Trapping songbirds was common in Ireland until it was outlawed under the 1976 Wildlife Act
Richard Collins: The practice of capturing songbirds

Both Queen Victoria and Tsar Nicholas II had
singing bullfinches.

I visited rural Vietnam some years ago. The countryside north of Hanoi was so intensively farmed that there were very few birds. But occasionally birdsong could be heard. Closer inspection revealed its source; tiny cages attached to the sides of the little farm dwellings which dotted the landscape. People missed hearing the singing so much, they resorted to capturing and imprisoning singers.

Vietnamese farmers are not alone in adopting extreme measures. Foresters in the Vogelsberg region of Germany often took young bullfinches from their nests and hand-rear them. Tunes were played repeatedly on flutes and whistles until the captive chicks learned to mimic them.

An individual bird could master up to three melodies. Teaching took months to bear fruit but choirs of nestlings could be taught together, some songsters eventually giving perfect renditions of favourite tunes. When offered for sale, good singers fetched such high prices that only the great and the good could afford to buy them. Both Queen Victoria and Tsar Nicholas II had singing bullfinches.

Richard Collins: 'People missed hearing the singing so much, they resorted to capturing and imprisoning singers.'
Richard Collins: 'People missed hearing the singing so much, they resorted to capturing and imprisoning singers.'

Trapping songbirds was common in Ireland until it was outlawed under the 1976 Wildlife Act. It still goes on under the radar. Rangers of the National Park and Wildlife Service seized dozens of captured redpolls linnets and finches on an estate in north county Dublin in 2006. The owner was fined €800. Jim Moore, an inspector with the wildlife service, told the press at the time that ‘there is a serious amount of trapping in Ireland involving all sorts of illegal or unapproved cages nets and traps’.

In 2010 two men, found in possession of more than 30 wild birds in Carlow, were fined €500 each.

Avian feiseanna ceoil, at which birds sing competitively in front of judges, have become increasingly popular elsewhere in the world.

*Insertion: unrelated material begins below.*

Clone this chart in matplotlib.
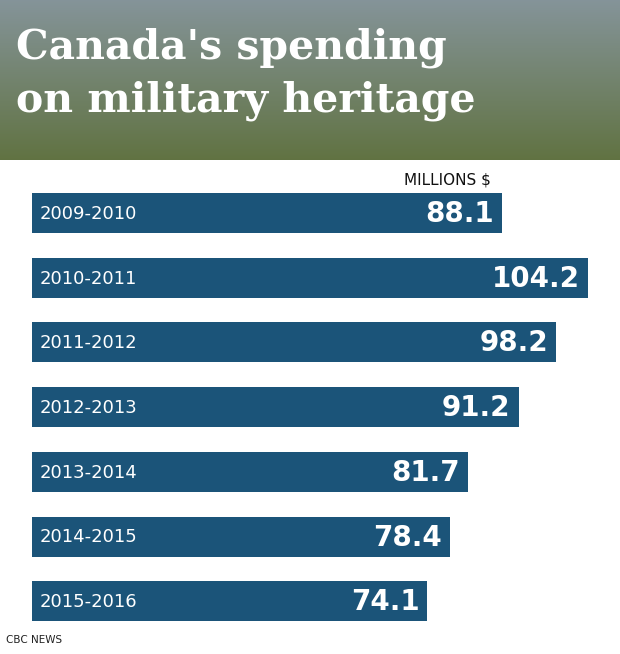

In a recent paper Benjamin Mirin and Holder Klinck, of Cornell University, review their history. They list 19 countries, mostly in South East Asia, where contests are held. Up to 36 songbird species are entered in these challenges, with considerable sums of money being offered as prizes to winning owners.

It’s an ancient practice. The Sumerians, the reviewers note, had a word (subura) for ‘bird cage’, 4,000 years ago. The folklore and myths of Eastern cultures frequently refer to pet birds and their singing abilities.

Jerry Dennis in A History of Captive Birds noted that Alexander the Great sent singing parakeets back to Greece during his campaign in India in 325BC. Pliny blamed one Marcus Strabo for the practice “of imprisoning within bars living creatures to which Nature has assigned the open sky”.

As songbird numbers decline worldwide, Mirin and Klinck fear that trapping birds for the pet trade has conservation implications. They are mindful, however, of the complexity of the problem: “Bird singing contests are deeply ingrained in many cultures around the world and, where they put pressure on wild populations, conservationists must recognise that such practices are of great cultural economic and social value to those who participate.”

  • Benjamin Mirin & Holder Klinck. Bird singing contests: looking back on thirty years of research on a global conservation concern. Global Energy and Conservation. 2021.